Holly Hunter agrees it was weird.
"Very weird, weird," she was saying yesterday with a chuckle. She was talking about casting a movie in which the three most important roles were played by her, Danny DeVito and Queen Latifah, with important support work from Martin Donovan and Hunter's dear friend, Canadian Elias Koteas.
The film involved is the poignant human drama Living Out Loud, which made its world premiere last night as a gala in the Toronto film festival.
Weird doesn't matter, says Hunter. What matters is that everyone was perfect for the role. Hunter plays a woman dumped by her rich, philandering, doctor husband as the story begins. This is no victim's tale, however.
As she begins to reconstruct her fractured life, she befriends DeVito, an elevator operator with gambling debts, and Latifah, a silky-smooth blues singer with a gay boyfriend. Koteas plays a man who kisses Hunter in a surprising, exhilarating scene.

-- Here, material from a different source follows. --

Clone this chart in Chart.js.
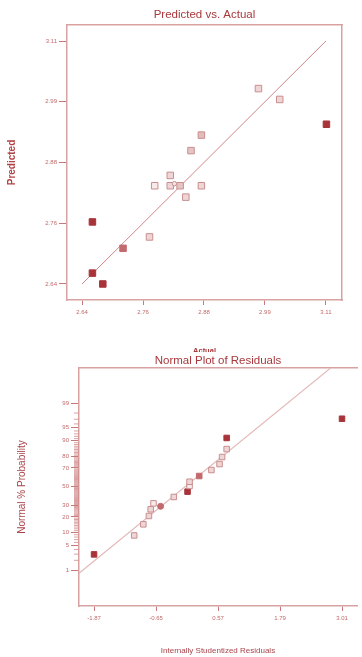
<!DOCTYPE html>
<html>
<head>
<meta charset="utf-8">
<script src="https://cdn.jsdelivr.net/npm/chart.js@4"></script>
<style>
  html, body { margin: 0; padding: 0; background: #fff; }
  body { width: 362px; height: 657px; position: relative; overflow: hidden; }
  canvas { position: absolute; left: 0; background: #fff; }
  #predChart { top: 0; }
  #resChart { top: 352px; }
</style>
</head>
<body>
<canvas id="predChart" width="362" height="360"></canvas>
<canvas id="resChart" width="362" height="305"></canvas>
<script>
// --- data: Predicted vs. Actual ---
const actualVals    = [2.980, 3.021, 3.111, 2.870, 2.850, 2.810, 2.780, 2.810, 2.829, 2.870, 2.840, 2.660, 2.770, 2.719, 2.660, 2.680, 2.818];
const predictedVals = [3.018, 2.997, 2.949, 2.928, 2.898, 2.850, 2.830, 2.830, 2.830, 2.830, 2.808, 2.760, 2.731, 2.709, 2.661, 2.640, 2.834];
const fitLineActual    = [2.64, 3.11];
const fitLinePredicted = [2.64, 3.11];
const predTickVals   = [2.64, 2.7575, 2.875, 2.9925, 3.11];
const predTickLabels = ['2.64', '2.76', '2.88', '2.99', '3.11'];

// --- data: Normal Plot of Residuals ---
const residuals  = [-1.87, -1.08, -0.90, -0.79, -0.755, -0.70, -0.56, -0.30, -0.03, 0.01, 0.01, 0.20, 0.44, 0.60, 0.65, 0.74, 0.74, 3.01];
const normalProb = [2.95, 8.7, 14.7, 20.7, 26.4, 32.1, 29.2, 38.7, 44.5, 50.8, 55.5, 61.7, 67.9, 73.6, 79.6, 85.3, 91.3, 97.1];
const resLineX = [-2.166, 2.784];
const resLineP = [0.785, 99.953];
const resTickVals  = [-1.87, -0.65, 0.57, 1.79, 3.01];
const resTickLabels = ['-1.87', '-0.65', '0.57', '1.79', '3.01'];
const probTicks = [1, 5, 10, 20, 30, 50, 70, 80, 90, 95, 99];

// colours
const dark = '#a8343a', medium = '#c26a6e', light = '#efd6d6', lightEdge = '#c98e8e';
const frame = '#d8a2a2', tickCol = '#c87878', labelCol = '#c06a6a', titleCol = '#a8383c';
const sans = "'Liberation Sans', Arial, sans-serif";

Chart.defaults.font.family = sans;
Chart.defaults.plugins.legend.display = false;
Chart.defaults.plugins.tooltip.enabled = false;
Chart.defaults.animation = false;

// inverse normal cdf (Acklam) for probability axis
function probit(p) {
  const a = [-39.69683028665376, 220.9460984245205, -275.9285104469687, 138.3577518672690, -30.66479806614716, 2.506628277459239];
  const b = [-54.47609879822406, 161.5858368580409, -155.6989798598866, 66.80131188771972, -13.28068155211639];
  const c = [-0.007784894002430293, -0.3223964580411365, -2.400758277161838, -2.549732539343734, 4.374664141464968, 2.938163982698783];
  const d = [0.007784695709041462, 0.3224671290700398, 2.445134137142996, 3.754408661907416];
  const pl = 0.02425;
  if (p < pl) {
    const q = Math.sqrt(-2 * Math.log(p));
    return (((((c[0]*q+c[1])*q+c[2])*q+c[3])*q+c[4])*q+c[5]) / ((((d[0]*q+d[1])*q+d[2])*q+d[3])*q+1);
  }
  if (p > 1 - pl) {
    const q = Math.sqrt(-2 * Math.log(1 - p));
    return -(((((c[0]*q+c[1])*q+c[2])*q+c[3])*q+c[4])*q+c[5]) / ((((d[0]*q+d[1])*q+d[2])*q+d[3])*q+1);
  }
  const q = p - 0.5, r = q * q;
  return (((((a[0]*r+a[1])*r+a[2])*r+a[3])*r+a[4])*r+a[5])*q / (((((b[0]*r+b[1])*r+b[2])*r+b[3])*r+b[4])*r+1);
}

// point styling (by run)
const predFill = [light, light, dark, '#e2bcbc', '#e6c4c4', light, '#f6eaea', light, '#e6c4c4', light, light, dark, light, medium, dark, dark, '#f4e4e4'];
const predEdge = predFill.map(c => (c === dark || c === medium) ? c : lightEdge);
const predStyle = actualVals.map((v, i) => i === 16 ? 'circle' : 'rect');
const predRadius = actualVals.map((v, i) => i === 16 ? 2.2 : 4.6);

const resFill = [dark, light, light, light, light, '#f6eaea', medium, light, dark, '#f6eaea', light, medium, light, light, light, light, dark, dark];
const resEdge = resFill.map(c => (c === dark || c === medium) ? c : lightEdge);
const resStyle = residuals.map((v, i) => i === 6 ? 'circle' : 'rect');
const resRadius = residuals.map((v, i) => i === 6 ? 3 : 3.9);

function tickFont(size) { return { size: size, family: sans }; }

// --- Chart 1: Predicted vs. Actual ---
new Chart(document.getElementById('predChart'), {
  type: 'scatter',
  data: {
    datasets: [{
      data: actualVals.map((v, i) => ({ x: v, y: predictedVals[i] })),
      pointStyle: predStyle,
      pointRadius: predRadius,
      backgroundColor: predFill,
      borderColor: predEdge,
      borderWidth: 1
    }, {
      data: fitLineActual.map((v, i) => ({ x: v, y: fitLinePredicted[i] })),
      showLine: true,
      pointRadius: 0,
      borderColor: '#cf8686',
      borderWidth: 1
    }]
  },
  options: {
    responsive: false,
    layout: { padding: 0 },
    scales: {
      x: {
        type: 'linear', position: 'bottom', min: 2.611, max: 3.141,
        afterBuildTicks: s => { s.ticks = predTickVals.map(v => ({ value: v })); },
        afterFit: s => { s.height = 60; },
        ticks: { autoSkip: false, maxRotation: 0, padding: 4, color: labelCol, font: tickFont(6),
                 callback: (v, i) => predTickLabels[i] },
        grid: { drawOnChartArea: false, tickLength: 5, color: tickCol },
        border: { color: frame, width: 1.5 },
        title: { display: true, text: 'Actual', color: titleCol,
                 font: { size: 7.5, weight: 'bold', family: sans },
                 padding: { top: 0, bottom: 5 } }
      },
      y: {
        type: 'linear', position: 'left', min: 2.609, max: 3.141,
        afterBuildTicks: s => { s.ticks = predTickVals.map(v => ({ value: v })); },
        afterFit: s => { s.width = 67; },
        ticks: { autoSkip: false, padding: 2, color: labelCol, font: tickFont(6),
                 callback: (v, i) => predTickLabels[i] },
        grid: { drawOnChartArea: false, tickLength: 8, color: tickCol },
        border: { color: frame, width: 1.5 },
        title: { display: true, text: 'Predicted', color: '#b24448',
                 font: { size: 10, weight: 'bold', family: sans },
                 padding: { top: 6, bottom: 0 } }
      },
      x2: {
        axis: 'x', type: 'linear', position: 'top', min: 2.611, max: 3.141,
        afterFit: s => { s.height = 25; },
        ticks: { display: false },
        grid: { display: false },
        border: { color: frame, width: 1.5 },
        title: { display: true, text: 'Predicted vs. Actual', color: titleCol,
                 font: { size: 11.5, family: sans }, padding: { top: 8, bottom: 0 } }
      },
      y2: {
        axis: 'y', type: 'linear', position: 'right', min: 2.609, max: 3.141,
        afterFit: s => { s.width = 20; },
        ticks: { display: false },
        grid: { display: false },
        border: { color: frame, width: 1.5 }
      }
    }
  }
});

// minor ticks on the probability axis (every 1%)
const minorProbTicks = {
  id: 'minorProbTicks',
  afterDraw(chart) {
    const ys = chart.scales.y, ctx = chart.ctx, left = chart.chartArea.left;
    ctx.save();
    ctx.strokeStyle = '#d08c8c';
    ctx.lineWidth = 0.8;
    ctx.beginPath();
    for (let p = 1; p <= 99; p++) {
      if (probTicks.includes(p)) continue;
      const y = ys.getPixelForValue(probit(p / 100));
      ctx.moveTo(left - 5, y);
      ctx.lineTo(left, y);
    }
    ctx.stroke();
    ctx.restore();
  }
};

// --- Chart 2: Normal Plot of Residuals ---
new Chart(document.getElementById('resChart'), {
  type: 'scatter',
  plugins: [minorProbTicks],
  data: {
    datasets: [{
      data: residuals.map((v, i) => ({ x: v, y: probit(normalProb[i] / 100) })),
      pointStyle: resStyle,
      pointRadius: resRadius,
      backgroundColor: resFill,
      borderColor: resEdge,
      borderWidth: 1
    }, {
      data: resLineX.map((v, i) => ({ x: v, y: probit(resLineP[i] / 100) })),
      showLine: true,
      pointRadius: 0,
      borderColor: '#e2b8b8',
      borderWidth: 1.2
    }]
  },
  options: {
    responsive: false,
    layout: { padding: 0 },
    scales: {
      x: {
        type: 'linear', position: 'bottom', min: -2.166, max: 3.305,
        afterBuildTicks: s => { s.ticks = resTickVals.map(v => ({ value: v })); },
        afterFit: s => { s.height = 51; },
        ticks: { autoSkip: false, maxRotation: 0, padding: 4, color: labelCol, font: tickFont(6),
                 callback: (v, i) => resTickLabels[i] },
        grid: { drawOnChartArea: false, tickLength: 5, color: tickCol },
        border: { color: frame, width: 1.5 },
        title: { display: true, text: 'Internally Studentized Residuals', color: '#a8444a',
                 font: { size: 8, family: sans }, padding: { top: 0, bottom: 1 } }
      },
      y: {
        type: 'linear', position: 'left', min: -3.328, max: 3.311,
        afterBuildTicks: s => { s.ticks = probTicks.map(p => ({ value: probit(p / 100) })); },
        afterFit: s => { s.width = 79; },
        ticks: { autoSkip: false, padding: 2, color: labelCol, font: tickFont(6),
                 callback: (v, i) => String(probTicks[i]) },
        grid: { drawOnChartArea: false, tickLength: 8, color: tickCol },
        border: { color: frame, width: 1.5 },
        title: { display: true, text: 'Normal % Probability', color: '#a8444a',
                 font: { size: 10, family: sans },
                 padding: { top: 16, bottom: 0 } }
      },
      x2: {
        axis: 'x', type: 'linear', position: 'top', min: -2.166, max: 3.305,
        afterFit: s => { s.height = 16; },
        ticks: { display: false },
        grid: { display: false },
        border: { color: frame, width: 1.5 },
        title: { display: true, text: 'Normal Plot of Residuals', color: titleCol,
                 font: { size: 11.5, family: sans }, padding: { top: 2, bottom: 0 } }
      }
    }
  }
});
</script>
</body>
</html>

"I think he's so special," Hunter says of Koteas, whom she met on the set of David Cronenberg's Crash in Toronto and who will soon star in Lost Souls, the directorial debut of Hunter's Oscar-winning cinematographer husband, Janusz Kaminski. "He's got such a special original intensity that I knew that scene would not be suburban," says Hunter. "It would be a contact that would be profound if Elias were doing it."
"Danny DeVito," says Hunter, "is one of the easiest people. He is who you think he is. He's extremely gregarious. He loves people. He's very comfortable. Danny brought an ease to the part too, you know."
As for rapper Queen Latifah, "she's a lovely person, really kind and really easy to work with too. Latifah was also the right person to play that part."
The movie, written and directed by The Fisher King screenwriter Richard LaGravenese, was inspired by two short stories by playwright Anton Chekhov, The Kiss and Misery. The contemporary story takes Hunter's character on an arc from anguished, angry loneliness to a kind of dignified, self-confident aloneness at the end of the film.
"It was a very subtle journey," says Hunter, "and perhaps that is what drew me to the script most of all, that shift in her. Because it was a shift that I normally wouldn't see in an American script. It seemed more European to me. It wasn't obvious and it wasn't really 'high concept'. I was just fascinated by the story."
Hunter was apparently less fascinated by LaGravenese. There are rumors of friction between them. However, the highly polished and professional Hunter was diplomatic yesterday as she sat talking, a sleek vision in her new hair color, a wine shade.
"I have worked with directors with whom I have felt spiritually bonded," Hunter explains. She cites Cronenberg. "Then, if I'm working with a director who is a stranger to me, what I end up doing is more insular work, which is also very interesting." LaGravenese's Living Out Loud is an example, she says.
"This is one of the great discoveries of the last few years for me personally, because I have been a completely sharing actress with directors in the past. Now I can have my private thoughts and impulses and desires for a character. If I keep them secret, it enriches it. Having secrets no one else would know is very, very provocative."
Meanwhile, last night's gala was shared -- with her husband, not her director, although LaGravenese is here too. Kaminski put aside his pre-production work in Los Angeles to ensure he would squire Hunter into Roy Thomson Hall for the Toronto gala. "We put a tremendous effort into being here together for this," he explains as Hunter beams approval. There's nothing weird about that.